These numbers are meaningful. A significant majority of mediated disputes end with an agreement both parties accept — without the cost, time, and adversarial damage of a due process hearing.
What Happens During Mediation
Mediation sessions are typically scheduled within 20 to 30 days of the request. They are held at a neutral location — not the school building — which itself reduces the power imbalance many parents feel when meeting on district turf.
The session begins with the mediator explaining the process: confidentiality, the voluntary nature of the proceedings, and the mediator's role as a neutral facilitator. Both the parent and the district representative (often accompanied by a special education director and possibly an attorney) have an opportunity to describe their perspective.
The mediator typically moves between joint sessions and private caucuses — meeting separately with each party to explore interests, test potential solutions, and identify where agreement might be possible. This is where the mediator's skill matters most: helping each side understand what the other side actually needs, as opposed to the positions they've stated publicly.
If agreement is reached, it's written into a formal settlement document at the end of the session. Both parties sign it. That document is enforceable — if the district doesn't follow through on what it agreed to, you have a written record to enforce.
If mediation doesn't result in an agreement, the session is confidential. Nothing discussed during mediation can be used against either party in a subsequent due process hearing. You're not giving anything away by trying mediation first.
IEP Facilitation: A Related Option
ODR also offers a service called IEP Facilitation, which is distinct from mediation. In IEP facilitation, a neutral ODR facilitator joins an active IEP meeting to keep the process on track, manage communication between the parties, and prevent the meeting from breaking down.
IEP facilitation is most useful when meetings have become contentious or unproductive — when communications have broken down to the point where having a neutral third party in the room will help the IEP team do its work. It doesn't resolve disputes after the fact; it structures the meeting itself.

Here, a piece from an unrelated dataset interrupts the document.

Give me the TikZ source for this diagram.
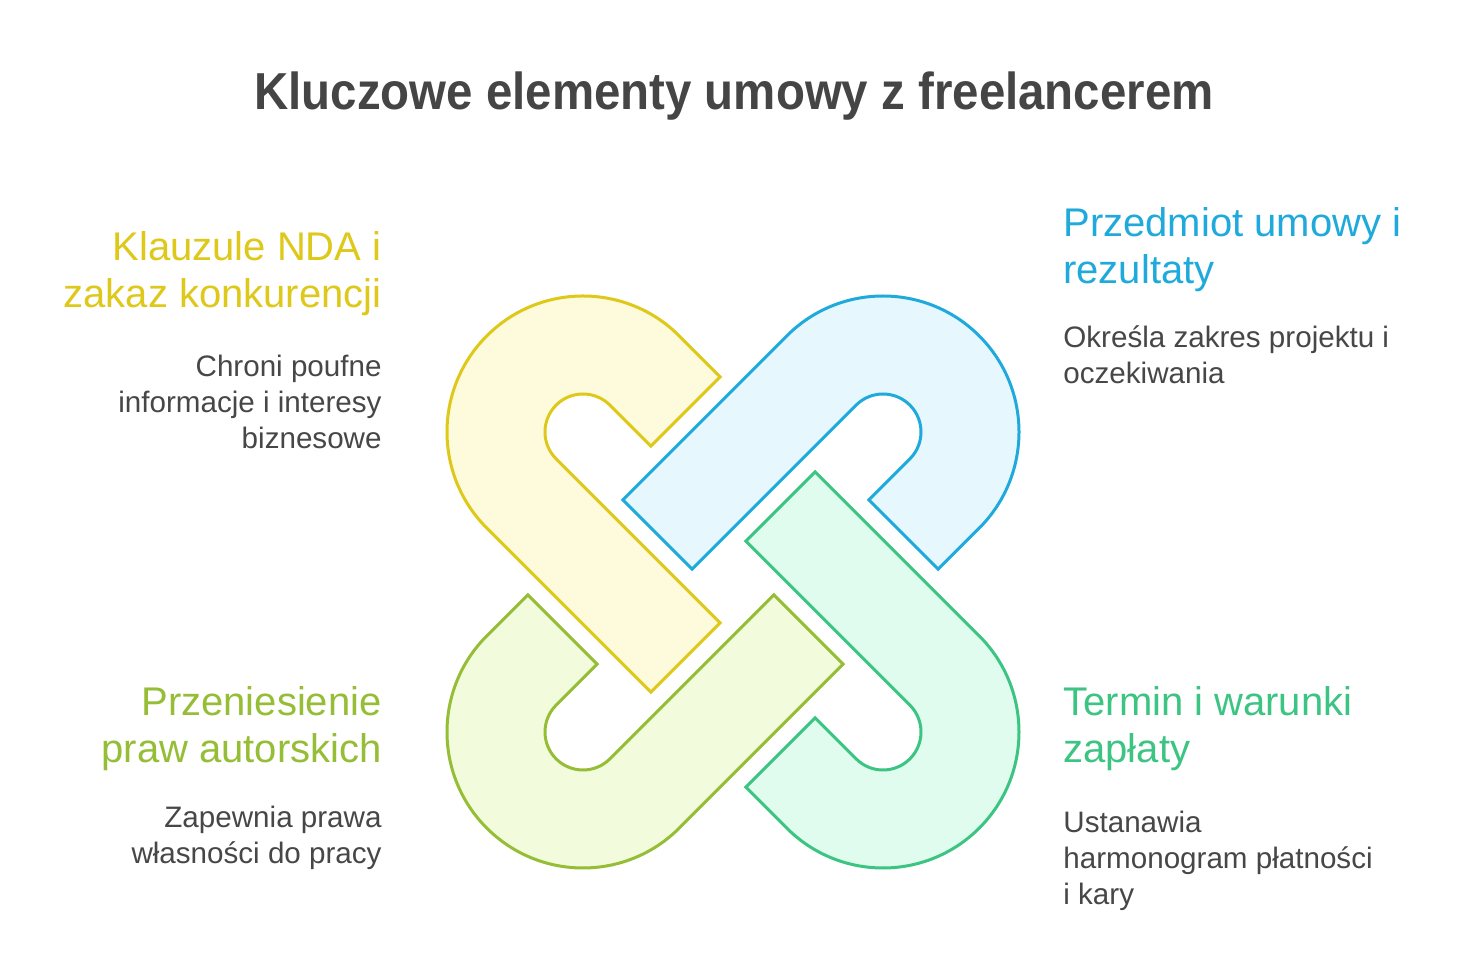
\documentclass[tikz,border=0pt]{standalone}
\usepackage{fontspec}
\setmainfont{Liberation Sans}
\newfontfamily\titlefont[FakeStretch=0.912]{Liberation Sans}
\definecolor{ystroke}{HTML}{DEC81A}
\definecolor{yfill}{HTML}{FEFADC}
\definecolor{bstroke}{HTML}{1FAADB}
\definecolor{bfill}{HTML}{E6F8FE}
\definecolor{gstroke}{HTML}{3CC482}
\definecolor{gfill}{HTML}{E0FCEE}
\definecolor{ostroke}{HTML}{95BD35}
\definecolor{ofill}{HTML}{F2FCDC}
\definecolor{txt}{HTML}{474747}
\definecolor{ttl}{HTML}{454545}
\tikzset{
  hook/.pic={\path[pic actions] (96.17,96.17) arc[start angle=45,end angle=225,radius=136]
     -- ++(164,-164) -- ++(69.3,69.3) -- (-26.87,-26.87)
     arc[start angle=225,end angle=45,radius=38]
     -- ++(41,-41) -- ++(69.3,69.3) -- cycle;},
  hookline/.style={line width=1.5pt, line join=miter},
  headtxt/.style={inner sep=0pt, font=\fontsize{20pt}{23.75pt}\selectfont},
  desctxt/.style={inner sep=0pt, text=txt, font=\fontsize{14.8pt}{18pt}\selectfont},
}
\begin{document}
\begin{tikzpicture}[x=0.5pt,y=0.5pt]
\useasboundingbox[fill=white] (0,0) rectangle (1468,980);
\node[inner sep=0pt, anchor=base, text=ttl, font=\titlefont\fontsize{26pt}{30pt}\selectfont\bfseries] (title) at (734,870) {Kluczowe elementy umowy z freelancerem};

\pic[hookline, draw=ystroke, fill=yfill] (yhook) at (583,548) {hook};
\pic[hookline, draw=bstroke, fill=bfill, rotate=-90] (bhook) at (883,548) {hook};
\pic[hookline, draw=gstroke, fill=gfill, rotate=180] (ghook) at (883,248) {hook};
\pic[hookline, draw=ostroke, fill=ofill, rotate=90] (ohook) at (583,248) {hook};

\node[headtxt, text=ystroke, anchor=base east, align=right] (yhead) at (382,672) {Klauzule NDA i\\zakaz konkurencji};
\node[desctxt, anchor=base east, align=right] (ydesc) at (382,531) {Chroni poufne\\informacje i interesy\\biznesowe};

\node[headtxt, text=bstroke, anchor=base west, align=left] (bhead) at (1063,696) {Przedmiot umowy i\\rezultaty};
\node[desctxt, anchor=base west, align=left] (bdesc) at (1063,596) {Określa zakres projektu i\\oczekiwania};

\node[headtxt, text=ostroke, anchor=base east, align=right] (ohead) at (382,217) {Przeniesienie\\praw autorskich};
\node[desctxt, anchor=base east, align=right] (odesc) at (382,116) {Zapewnia prawa\\własności do pracy};

\node[headtxt, text=gstroke, anchor=base west, align=left] (ghead) at (1063,217) {Termin i warunki\\zapłaty};
\node[desctxt, anchor=base west, align=left] (gdesc) at (1063,75) {Ustanawia\\harmonogram płatności\\i kary};
\end{tikzpicture}
\end{document}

If you've had multiple IEP meetings that ended without productive outcomes, or where you felt steamrolled or unable to contribute meaningfully, requesting a facilitated IEP meeting may be more useful than jumping directly to mediation.
Preparing for Mediation
Mediation is informal compared to due process, but going in unprepared is a mistake. Before the session:
Clarify what you want. Know specifically what you're asking for — additional speech sessions, a different placement, compensatory services for what was missed, revised goals. Vague dissatisfaction is harder to negotiate than a specific request.
Gather your documentation. Bring the current IEP, any independent evaluations, and progress monitoring data. The mediator doesn't adjudicate based on evidence, but having documentation organized helps you articulate your position.
Know your bottom line. Mediation is a negotiation. You should enter knowing what you'll accept and what you won't. Don't agree to a settlement that doesn't actually address your child's needs just to end the dispute.
The Pennsylvania IEP & 504 Advocacy Playbook includes a mediation preparation checklist and guidance on evaluating whether a settlement offer actually meets your child's legal rights before you sign.
Mediation vs. Due Process: Which First
For most disputes, the practical answer is mediation first. It's faster (weeks, not months), free, confidential, and preserves the working relationship with the district. Due process, once filed, tends to harden positions on both sides and creates an adversarial dynamic that can affect the day-to-day relationship between your child and the school staff.
That said, some cases require due process from the start — particularly when Stay Put rights need to be locked in immediately, when a hearing officer decision is needed to set a precedent, or when the district has demonstrated bad faith through a pattern of violations that mediation is unlikely to remedy.
If you're unsure, ODR's ConsultLine (1-800-879-2301) can help you think through your options without committing you to a particular path.